Recently, Snakeoil has grown into a quintet with the addition of guitarist Ryan Ferreira:
photograph by Nuno Martins, courtesy of ECM
That expansion began with the group's 2015 release, You've Been Watching Me; and it has continued into the latest ECM album, Incidentals, which was released at the beginning of this month. Through this album the attentive listener will recognize this group as one in that boundary area of classification that lies between jazz as chamber music by other means and chamber music as jazz by other means.
Among other attributes, Incidentals offers the longest single track that the group has recorded since its inception. “Sideshow” is about 26 minutes long; and one can readily appreciate it as a journey that leads the listener through an extensive diversity of moods and the rhetorics through which they are expressed.

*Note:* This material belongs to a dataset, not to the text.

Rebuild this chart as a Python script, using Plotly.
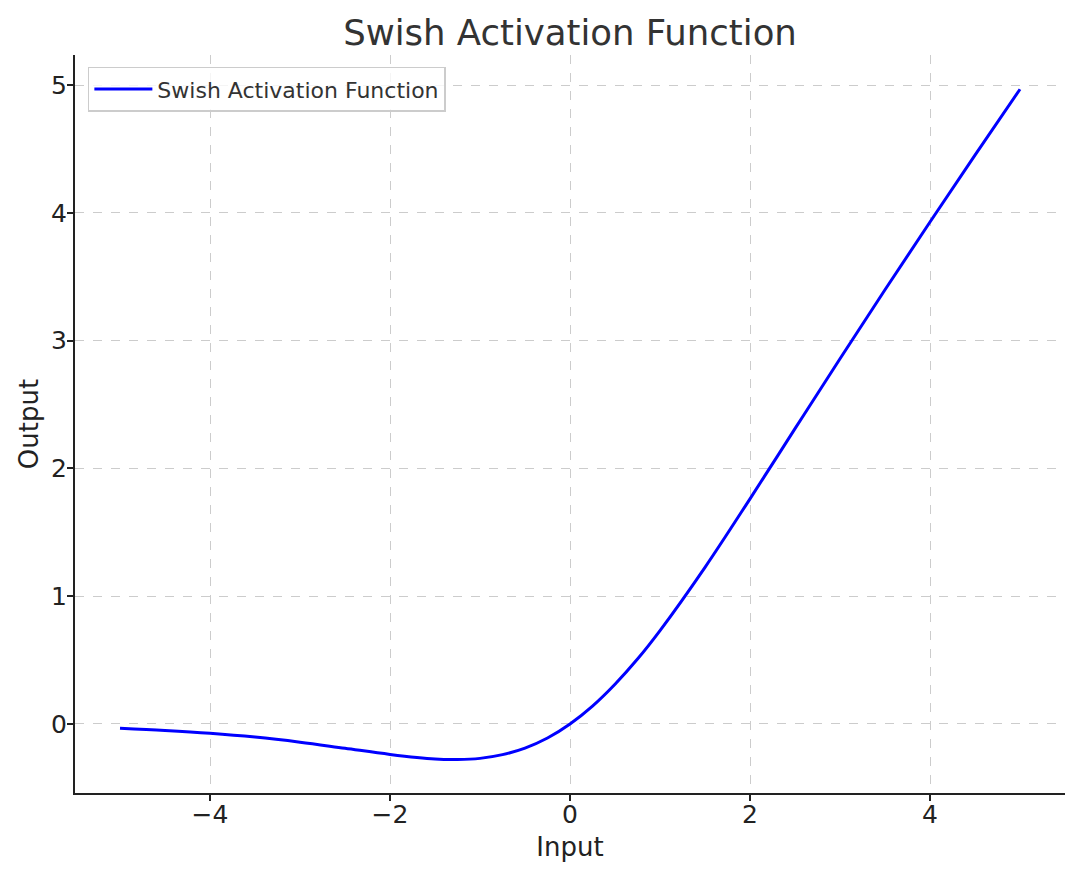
import plotly.graph_objects as go

# Values
x_vals = [-5.0, -4.5, -4.0, -3.5, -3.0, -2.5, -2.0, -1.5, -1.25, -1.0, -0.75, -0.5, -0.25,
          0.0, 0.25, 0.5, 0.75, 1.0, 1.5, 2.0, 2.5, 3.0, 3.5, 4.0, 4.5, 5.0]
y_vals = [-0.033, -0.050, -0.072, -0.102, -0.142, -0.190, -0.238, -0.274, -0.278, -0.269, -0.240,
          -0.189, -0.110, 0.0, 0.140, 0.311, 0.508, 0.731, 1.226, 1.762, 2.311, 2.858, 3.398,
          3.928, 4.451, 4.967]
x_ticks = [-4, -2, 0, 2, 4]
y_ticks = [0, 1, 2, 3, 4, 5]

FONT = "DejaVu Sans"

fig = go.Figure()
fig.add_trace(go.Scatter(
    x=x_vals, y=y_vals, mode="lines", line=dict(color="#0000ff", width=3, shape="spline"),
    name="Swish Activation Function",
))

fig.update_layout(
    width=1080, height=878,
    margin=dict(l=75, r=15, t=55, b=85),
    paper_bgcolor="white", plot_bgcolor="white",
    title=dict(text="Swish Activation Function", x=0.5, xref="paper", xanchor="center",
               y=0.963, yref="container", yanchor="middle",
               font=dict(family=FONT, size=35.5, color="#333333")),
    font=dict(family=FONT, color="#222222"),
    showlegend=True,
    legend=dict(x=0.013, y=0.984, xanchor="left", yanchor="top", itemwidth=58,
                bordercolor="#cccccc", borderwidth=1.5, bgcolor="rgba(255,255,255,0.8)",
                font=dict(family=FONT, size=22, color="#333333")),
)
fig.update_xaxes(
    range=[-5.5, 5.5], tickvals=x_ticks, showgrid=True, gridcolor="#cccccc", griddash="dash",
    gridwidth=1, zeroline=False, showline=True, linecolor="#222222", linewidth=2,
    ticks="outside", ticklen=6, tickwidth=1.5, tickcolor="#222222", ticklabelstandoff=-8,
    tickfont=dict(family=FONT, size=25, color="#222222"),
    title=dict(text="Input", font=dict(family=FONT, size=26, color="#222222"), standoff=10),
)
fig.update_yaxes(
    range=[-0.54, 5.235], tickvals=y_ticks, showgrid=True, gridcolor="#cccccc", griddash="dash",
    gridwidth=1, zeroline=False, showline=True, linecolor="#222222", linewidth=2,
    ticks="outside", ticklen=6, tickwidth=1.5, tickcolor="#222222", ticklabelstandoff=-5,
    tickfont=dict(family=FONT, size=25, color="#222222"),
    title=dict(text="Output", font=dict(family=FONT, size=26, color="#222222"), standoff=5),
)

fig.write_html("out.html", config={"displayModeBar": False},
               post_script="document.body.style.margin='0px';")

The piece is actually part of a more ambitious hour-long composition in two halves. The first half was “Small World In A Small Town,” which was the longest track on Snakeoil’s preceding album, You’ve Been Watching Me. Nevertheless, “Sideshow” stands quite well on its own; and, by virtues of the smooth transitions through its constituent episodes, the attentive listener is unlikely to be aware of just how long the “clock time” of this piece really is.

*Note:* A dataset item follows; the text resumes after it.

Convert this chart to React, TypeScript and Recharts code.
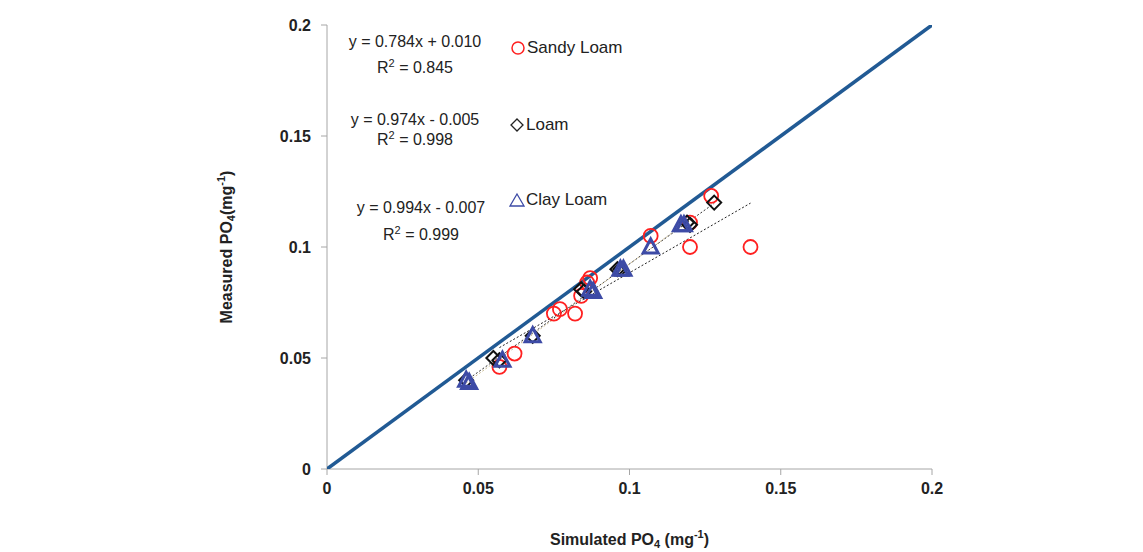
import React from "react";
import {
  ComposedChart,
  Scatter,
  XAxis,
  YAxis,
} from "recharts";

const FONT = "'Liberation Sans Narrow', 'Liberation Sans', sans-serif";

const xTicks = [0, 0.05, 0.1, 0.15, 0.2];
const yTicks = [0, 0.05, 0.1, 0.15, 0.2];

const sandyX = [0.127, 0.107, 0.12, 0.12, 0.14, 0.087, 0.086, 0.084, 0.075, 0.077, 0.082, 0.062, 0.057];
const sandyY = [0.123, 0.105, 0.111, 0.1, 0.1, 0.086, 0.084, 0.078, 0.07, 0.072, 0.07, 0.052, 0.046];

const loamX = [0.128, 0.12, 0.119, 0.097, 0.096, 0.085, 0.084, 0.068, 0.055, 0.057, 0.046];
const loamY = [0.12, 0.11, 0.111, 0.09, 0.09, 0.08, 0.081, 0.06, 0.05, 0.049, 0.04];

const clayX = [0.117, 0.118, 0.107, 0.097, 0.098, 0.087, 0.088, 0.068, 0.058, 0.047, 0.046];
const clayY = [0.11, 0.11, 0.1, 0.09, 0.09, 0.081, 0.08, 0.06, 0.049, 0.039, 0.04];

// fitted lines shown in the chart: [slope, intercept, xFrom, xTo]
const sandyFit = [0.784, 0.01, 0.057, 0.14];
const loamFit = [0.974, -0.005, 0.046, 0.128];
const clayFit = [0.994, -0.007, 0.046, 0.117];

const oneToOne = [0, 0.2];

const toPts = (xs: number[], ys: number[]) => xs.map((x, i) => ({ x, y: ys[i] }));
const fitPts = (f: number[]) => [
  { x: f[2], y: f[0] * f[2] + f[1] },
  { x: f[3], y: f[0] * f[3] + f[1] },
];

const RED = "#ff2020";
const BLUE = "#3d4ba6";
const LINE_BLUE = "#215a94";

const Circle = (p: any) => (
  <circle cx={p.cx} cy={p.cy} r={7} fill="none" stroke={RED} strokeWidth={1.8} />
);
const Diamond = (p: any) => (
  <path
    d={`M${p.cx},${p.cy - 7}L${p.cx + 7},${p.cy}L${p.cx},${p.cy + 7}L${p.cx - 7},${p.cy}Z`}
    fill="none"
    stroke="#111"
    strokeWidth={2}
  />
);
const Triangle = (p: any) => (
  <path
    d={`M${p.cx},${p.cy - 8}L${p.cx + 7.5},${p.cy + 6}L${p.cx - 7.5},${p.cy + 6}Z`}
    fill="none"
    stroke={BLUE}
    strokeWidth={3}
  />
);
const NoDot = () => <g />;

const fmt = (v: number) => (v === 0 ? "0" : String(v));

const XTitle = (props: any) => {
  const vb = props.viewBox;
  return (
    <text
      x={vb.x + vb.width / 2}
      y={541}
      textAnchor="middle"
      dominantBaseline="middle"
      fontFamily={FONT}
      fontWeight="bold"
      fontSize={16}
      fill="#222"
    >
      Simulated PO
      <tspan fontSize={11} dy={4}>4</tspan>
      <tspan dy={-4}> (mg</tspan>
      <tspan fontSize={11} dy={-6}>-1</tspan>
      <tspan dy={6}>)</tspan>
    </text>
  );
};

const YTitle = (props: any) => {
  const vb = props.viewBox;
  const cy = vb.y + vb.height / 2;
  return (
    <text
      x={228}
      y={cy}
      transform={`rotate(-90 228 ${cy})`}
      textAnchor="middle"
      dominantBaseline="middle"
      fontFamily={FONT}
      fontWeight="bold"
      fontSize={16}
      fill="#222"
    >
      Measured PO
      <tspan fontSize={11} dy={4}>4</tspan>
      <tspan dy={-4}>(mg</tspan>
      <tspan fontSize={11} dy={-6}>-1</tspan>
      <tspan dy={6}>)</tspan>
    </text>
  );
};

const eqStyle: React.CSSProperties = {
  position: "absolute",
  width: 180,
  textAlign: "center",
  fontFamily: FONT,
  fontSize: 16,
  color: "#222",
  lineHeight: "18px",
  whiteSpace: "nowrap",
};
const legStyle: React.CSSProperties = {
  position: "absolute",
  fontFamily: FONT,
  fontSize: 17,
  color: "#222",
  lineHeight: "20px",
  whiteSpace: "nowrap",
  display: "flex",
  alignItems: "center",
};
const supStyle: React.CSSProperties = { fontSize: 11, lineHeight: 0, verticalAlign: "6px" };

const Annotations = () => (
  <>
    <div style={{ ...eqStyle, left: 325, top: 33 }}>y = 0.784x + 0.010</div>
    <div style={{ ...eqStyle, left: 325, top: 59 }}>
      R<span style={supStyle}>2</span> = 0.845
    </div>
    <div style={{ ...eqStyle, left: 325, top: 111 }}>y = 0.974x - 0.005</div>
    <div style={{ ...eqStyle, left: 325, top: 131 }}>
      R<span style={supStyle}>2</span> = 0.998
    </div>
    <div style={{ ...eqStyle, left: 331, top: 199 }}>y = 0.994x - 0.007</div>
    <div style={{ ...eqStyle, left: 331, top: 226 }}>
      R<span style={supStyle}>2</span> = 0.999
    </div>
    <div style={{ ...legStyle, left: 510, top: 38 }}>
      <svg width={16} height={16}>
        <circle cx={8} cy={8} r={6} fill="none" stroke={RED} strokeWidth={1.5} />
      </svg>
      <span style={{ marginLeft: 1 }}>Sandy Loam</span>
    </div>
    <div style={{ ...legStyle, left: 509, top: 115 }}>
      <svg width={16} height={16}>
        <path d="M8,2L14,8L8,14L2,8Z" fill="none" stroke="#222" strokeWidth={1.3} />
      </svg>
      <span style={{ marginLeft: 1 }}>Loam</span>
    </div>
    <div style={{ ...legStyle, left: 509, top: 190 }}>
      <svg width={16} height={16}>
        <path d="M8,2L15,14L1,14Z" fill="none" stroke={BLUE} strokeWidth={1.3} />
      </svg>
      <span style={{ marginLeft: 1 }}>Clay Loam</span>
    </div>
  </>
);

export default function App() {
  const tick = { fontFamily: FONT, fontWeight: "bold", fontSize: 16, fill: "#222" };
  return (
    <div style={{ position: "absolute", left: 0, top: 0, width: 1143, height: 552, background: "#fff" }}>
      <ComposedChart
        width={1143}
        height={552}
        margin={{ top: 25, right: 211, bottom: 23, left: 247 }}
      >
        <XAxis
          type="number"
          dataKey="x"
          domain={[0, 0.2]}
          ticks={xTicks}
          tickFormatter={fmt}
          height={60}
          stroke="#a6a6a6"
          tickSize={6}
          tickMargin={8}
          tick={tick}
          label={{ content: XTitle }}
          allowDataOverflow
        />
        <YAxis
          type="number"
          dataKey="y"
          domain={[0, 0.2]}
          ticks={yTicks}
          tickFormatter={fmt}
          width={80}
          stroke="#a6a6a6"
          tickSize={6}
          tickMargin={10}
          tick={tick}
          label={{ content: YTitle }}
          allowDataOverflow
        />
        <Scatter
          data={toPts(oneToOne, oneToOne)}
          line={{ stroke: LINE_BLUE, strokeWidth: 3.5 }}
          shape={NoDot}
          isAnimationActive={false}
        />
        <Scatter
          data={fitPts(sandyFit)}
          line={{ stroke: "#222", strokeWidth: 1, strokeDasharray: "2 2" }}
          shape={NoDot}
          isAnimationActive={false}
        />
        <Scatter
          data={fitPts(loamFit)}
          line={{ stroke: "#333", strokeWidth: 1, strokeDasharray: "2 2" }}
          shape={NoDot}
          isAnimationActive={false}
        />
        <Scatter
          data={fitPts(clayFit)}
          line={{ stroke: "#c9b98f", strokeWidth: 1, strokeDasharray: "2 2" }}
          shape={NoDot}
          isAnimationActive={false}
        />
        <Scatter data={toPts(sandyX, sandyY)} shape={Circle} isAnimationActive={false} />
        <Scatter data={toPts(loamX, loamY)} shape={Diamond} isAnimationActive={false} />
        <Scatter data={toPts(clayX, clayY)} shape={Triangle} isAnimationActive={false} />
      </ComposedChart>
      <Annotations />
    </div>
  );
}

Indeed, the same can be said of the Incidentals album as a whole. There is very much a sense of an underlying “vocabulary” of thematic tropes, particularly in Berne’s own saxophone work, that endow the duration of the entire album (a little more than an hour) with a sense of unity. This is one of the attributes that leads the attentive listener to come down on the side of chamber music, rather than jazz. Nevertheless, the tropes themselves tend to be jazzy in origin, even if those origins are to be found in the more avant-garde practices of making jazz.

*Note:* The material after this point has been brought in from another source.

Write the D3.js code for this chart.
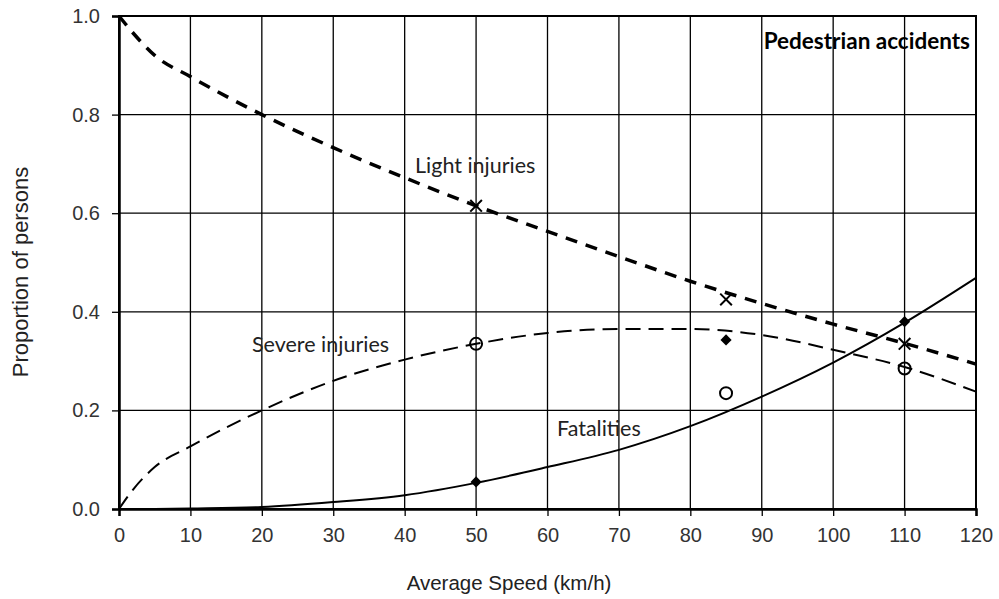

As a result, the best way to deal with the problem of classification is to ignore it. Even the more casual listeners should have no trouble simply sitting back and enjoying the ride. The scrupulous attention to clarity of execution that can be found in all of the group’s members makes it clear that the ensemble has no interest in the obscure or the arcane. Some of the sonorities use electronics to depart from the usual expectations for “straight-ahead” jazz; but none of them would be unfamiliar to anyone who has experienced an electric guitar being pushed to its limits (but not being destroyed as part of an on-stage rock performance).
For those hearing about Snakeoil for the first time, even though this is the latest of several albums, it still provides a good “first taste” of the group. Those planning to go to one of the performances on Saturday are likely to find the recording, taken as a whole, a useful approach to orientation. However, for those who prefer their listening to come from recordings, the album is also a good way to make the group’s acquaintance.